I am doing an image captioning task using vectors for representing both images and captions.

The caption vectors have a legth/dimension of size 128. The image vectors have a length/dimension of size 2048.

What I want to do is to train an autoencoder, to get an encoder which is able to convert text vector into a image vector. And a decoder which is able to convert an image vector into a text vector.

Encoder: 128 -> 2048.

Decoder: 2048 -> 128.

I followed this tutorial to implement a shallow network doing what I wanted.

But I cant figure out how to create a deep network, following the same tutorial.

x_dim = 128
y_dim = 2048
x_dim_shape = Input(shape=(x_dim,))
encoded = Dense(512, activation='relu')(x_dim_shape)
encoded = Dense(1024, activation='relu')(encoded)
encoded = Dense(y_dim, activation='relu')(encoded)

decoded = Dense(1024, activation='relu')(encoded)
decoded = Dense(512, activation='relu')(decoded)
decoded = Dense(x_dim, activation='sigmoid')(decoded)

# this model maps an input to its reconstruction
autoencoder = Model(input=x_dim_shape, output=decoded)

# this model maps an input to its encoded representation
encoder = Model(input=x_dim_shape, output=encoded)

encoded_input = Input(shape=(y_dim,))
decoder_layer1 = autoencoder.layers[-3]
decoder_layer2 = autoencoder.layers[-2]
decoder_layer3 = autoencoder.layers[-1]

# create the decoder model
decoder = Model(input=encoded_input, output=decoder_layer3(decoder_layer2(decoder_layer1(encoded_input))))

autoencoder.compile(optimizer='adadelta', loss='binary_crossentropy')

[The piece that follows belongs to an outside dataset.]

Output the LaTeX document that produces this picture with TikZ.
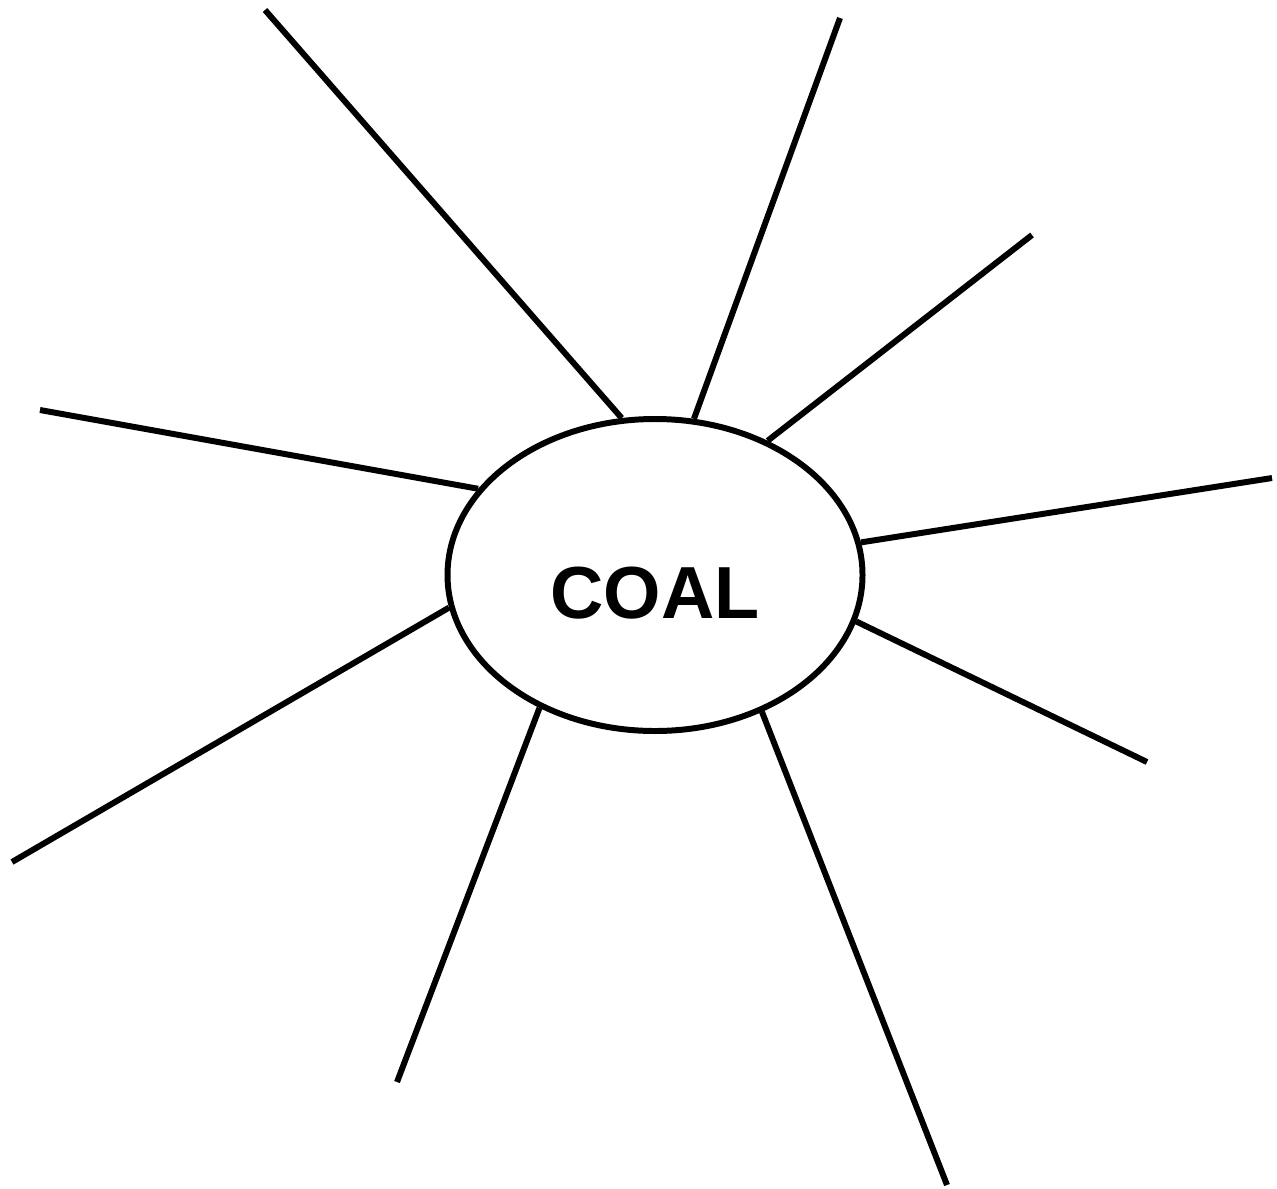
\documentclass[tikz,border=0pt]{standalone}
\usepackage{fontspec}
\setmainfont{Liberation Sans}
\usetikzlibrary{shapes.geometric}

\begin{document}
\begin{tikzpicture}[
    core/.style={draw, ellipse, line width=1.7pt, minimum width=4.15cm, minimum height=3.12cm,
        inner sep=0pt, font=\bfseries\fontsize{21}{24}\selectfont, text height=0.87cm, text depth=0pt},
    ray/.style={line width=1.7pt},
]
    \useasboundingbox (0,0) rectangle (12.77,11.88);
    % Centre
    \node[core] (coal) at (6.55,6.13) {COAL};
    % Rays
    \foreach \a/\x/\y [count=\i] in {102.7/2.65/11.78, 76.6/8.40/11.70, 50.2/10.32/9.53,
        9.0/12.72/7.10, 347.9/11.47/4.26, 308.4/9.47/0.03, 229.9/3.97/1.06,
        189.7/0.12/3.26, 154.7/0.40/7.78} {
        \coordinate (r\i) at (\x,\y);
        \draw[ray] (coal.\a) -- (r\i);
    }
\end{tikzpicture}
\end{document}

autoencoder.fit(training_data_x, training_data_y,
                nb_epoch=50,
                batch_size=256,
                shuffle=True,
                validation_data=(test_data_x, test_data_y))

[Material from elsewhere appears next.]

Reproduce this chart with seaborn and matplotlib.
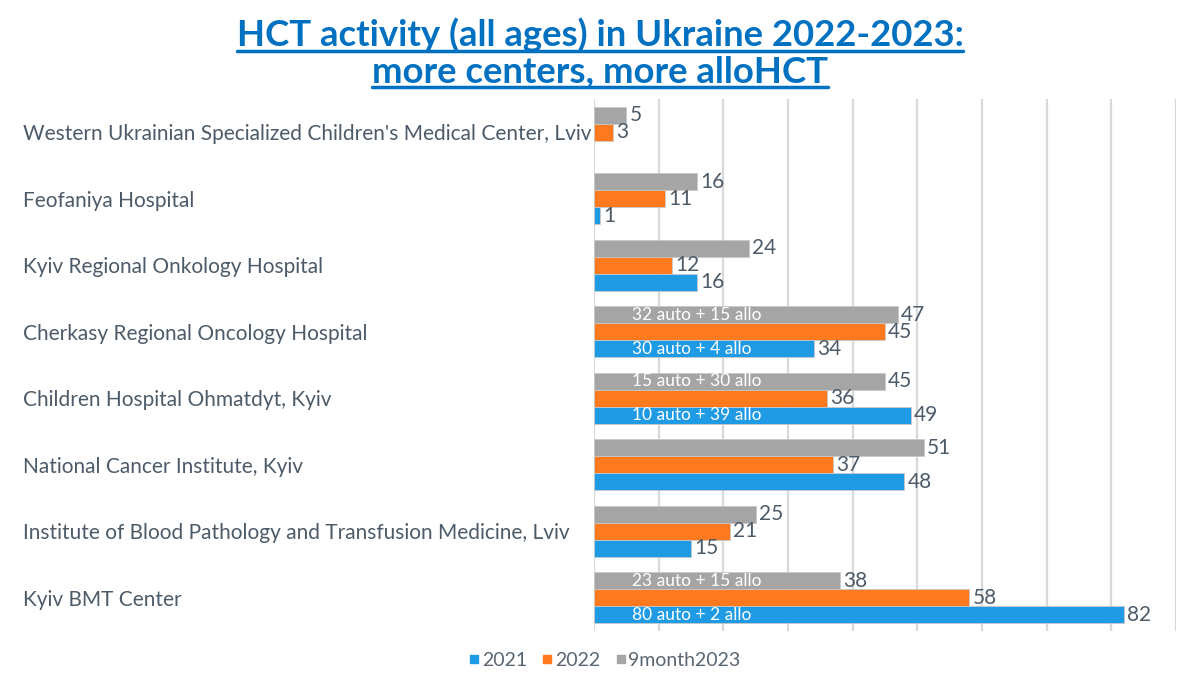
import numpy as np
import pandas as pd
import matplotlib
matplotlib.use("Agg")
import matplotlib.pyplot as plt
from matplotlib.lines import Line2D
import seaborn as sns

# Merkezler (yukarıdan aşağıya)
centers = [
    "Western Ukrainian Specialized Children's Medical Center, Lviv",
    "Feofaniya Hospital",
    "Kyiv Regional Onkology Hospital",
    "Cherkasy Regional Oncology Hospital",
    "Children Hospital Ohmatdyt, Kyiv",
    "National Cancer Institute, Kyiv",
    "Institute of Blood Pathology and Transfusion Medicine, Lviv",
    "Kyiv BMT Center",
]
hct_2021 = [np.nan, 1, 16, 34, 49, 48, 15, 82]
hct_2022 = [3, 11, 12, 45, 36, 37, 21, 58]
hct_2023 = [5, 16, 24, 47, 45, 51, 25, 38]
series = ["2021", "2022", "9month2023"]
colors = {"2021": "#1f9be6", "2022": "#ff7a1f", "9month2023": "#a5a5a5"}

# auto/allo notları
notes_2021 = {"Cherkasy Regional Oncology Hospital": "30 auto + 4 allo",
              "Children Hospital Ohmatdyt, Kyiv": "10 auto + 39 allo",
              "Kyiv BMT Center": "80 auto + 2 allo"}
notes_2023 = {"Cherkasy Regional Oncology Hospital": "32 auto + 15 allo",
              "Children Hospital Ohmatdyt, Kyiv": "15 auto + 30 allo",
              "Kyiv BMT Center": "23 auto + 15 allo"}

df = pd.DataFrame({"Center": centers * 3,
                   "Year": ["2021"] * 8 + ["2022"] * 8 + ["9month2023"] * 8,
                   "HCT": hct_2021 + hct_2022 + hct_2023})

sns.set_style("white")
plt.rcParams["font.family"] = ["Lato", "DejaVu Sans"]

label_color = "#4d5b69"

fig = plt.figure(figsize=(12, 6.75), dpi=100)
ax = fig.add_axes([0.495, 0.0652, 0.485, 0.788])

hue_order = ["9month2023", "2022", "2021"]
sns.barplot(data=df, x="HCT", y="Center", hue="Year", order=centers,
            hue_order=hue_order, palette=colors, width=0.77, orient="h",
            saturation=1, edgecolor="#c8c8c8", linewidth=0.6, ax=ax, legend=False)

ax.set_xlim(0, 90)
ax.set_ylim(len(centers) - 0.5, -0.5)
ax.set_xticks(np.arange(0, 91, 10))
ax.set_xticklabels([])
ax.grid(axis="x", color="#d9d9d9", linewidth=1.6)
ax.set_axisbelow(True)
for s in ax.spines.values():
    s.set_visible(False)
ax.tick_params(axis="x", length=0)
ax.tick_params(axis="y", length=0, pad=411, labelsize=15, labelcolor=label_color)
for lbl in ax.get_yticklabels():
    lbl.set_ha("left")
ax.set_xlabel("")
ax.set_ylabel("")

# Değer etiketleri ve notlar
for year, cont in zip(hue_order, ax.containers):
    notes = notes_2021 if year == "2021" else notes_2023 if year == "9month2023" else {}
    for bar in cont:
        w = bar.get_width()
        if np.isnan(w):
            continue
        yc = bar.get_y() + bar.get_height() / 2
        center = centers[int(round(yc))]
        ax.text(w + 0.5, yc, f"{w:.0f}", va="center", ha="left",
                fontsize=15, color=label_color)
        if center in notes:
            ax.text(5.8, yc, notes[center], va="center", ha="left",
                    fontsize=12.5, color="white")

# Lejant
handles = [Line2D([], [], marker="s", linestyle="", markersize=6,
                  color=colors[s]) for s in series]
fig.legend(handles, series, loc="center", bbox_to_anchor=(0.504, 0.022),
           ncol=3, frameon=False, fontsize=14, handlelength=0.5,
           handletextpad=0.15, columnspacing=0.8, labelcolor="#5a6672")

# Başlık (altı çizili)
title_color = "#0070c0"
t1 = fig.text(0.5, 0.948, "HCT activity (all ages) in Ukraine 2022-2023:",
              ha="center", va="center", fontsize=26.3, fontweight="bold", color=title_color)
t2 = fig.text(0.5, 0.893, "more centers, more alloHCT",
              ha="center", va="center", fontsize=26.3, fontweight="bold", color=title_color)
fig.canvas.draw()
r = fig.canvas.get_renderer()
for t in (t1, t2):
    bb = t.get_window_extent(r).transformed(fig.transFigure.inverted())
    fig.add_artist(Line2D([bb.x0, bb.x1], [bb.y0 + 0.002, bb.y0 + 0.002],
                          transform=fig.transFigure, color=title_color, linewidth=2.5))

fig.savefig("out.png", dpi=100)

The training_data_x and test_data_x have 128 dimensions. The training_data_y and test_data_y have 2048 dimensions.

The error I receive while trying to run this is the following:

Exception: Error when checking model target: expected dense_6 to have shape (None, 128) but got array with shape (32360, 2048)

dense_6 is the last decoded variable.

Autoencoders

If you want is to be able to call the encoder and decoder separately, what you need to do is train the whole autoencoder exactly as per the tutorial, with input_shape == output_shape (== 128 in your case), and only then can you call a subset of the layers:

x_dim = 128
y_dim = 2048
x_dim_shape = Input(shape=(x_dim,))
encoded = Dense(512, activation='relu')(x_dim_shape)
encoded = Dense(1024, activation='relu')(encoded)
encoded = Dense(y_dim, activation='relu')(encoded)

decoded = Dense(1024, activation='relu')(encoded)
decoded = Dense(512, activation='relu')(decoded)
decoded = Dense(x_dim, activation='sigmoid')(decoded)

# this model maps an input to its reconstruction
autoencoder = Model(input=x_dim_shape, output=decoded)
autoencoder.compile(optimizer='adadelta', loss='binary_crossentropy')
autoencoder.fit(training_data_x, training_data_x, nb_epoch=50, batch_size=256, shuffle=True, validation_data=(test_data_x, test_data_y))

# test the decoder model
encoded_input = Input(shape=(y_dim,))
decoder_layer1 = autoencoder.layers[-3]
decoder_layer2 = autoencoder.layers[-2]
decoder_layer3 = autoencoder.layers[-1]

decoder = Model(input=encoded_input, output=decoder_layer3(decoder_layer2(decoder_layer1(encoded_input))))
decoder.compile(optimizer='adadelta', loss='binary_crossentropy')
eval = decoder.evaluate(test_data_y, test_data_x)
print('Decoder evaluation: {:.2f}'.format(eval))

Notice that, when calling autoencoder.fit(), x == y in the arguments. This is how the auto-encoder would (normally) have to optimize the bottleneck representation (that you call y in your own code) to best fit the original image with less dimensions.

But, as a transition to the second part of this answer, notice that in your case, x_dim < y_dim. You are actually training a model to increase the data dimensionality, which doesn't make much sense, AFAICT.

Your problem

Now reading your question again, I don't think autoencoders are any good for what you want to achieve. They are designed to reduce the dimensionality of the data, with a minimum of casualties.

What you are trying to do is:

Render a text to an image (what you call encode)
Read a text from an image (what you call decode)

In my understanding, while 2. might indeed require some machine learning, 1. definitely doesn't: there are plenty of libraries to write text on images out there.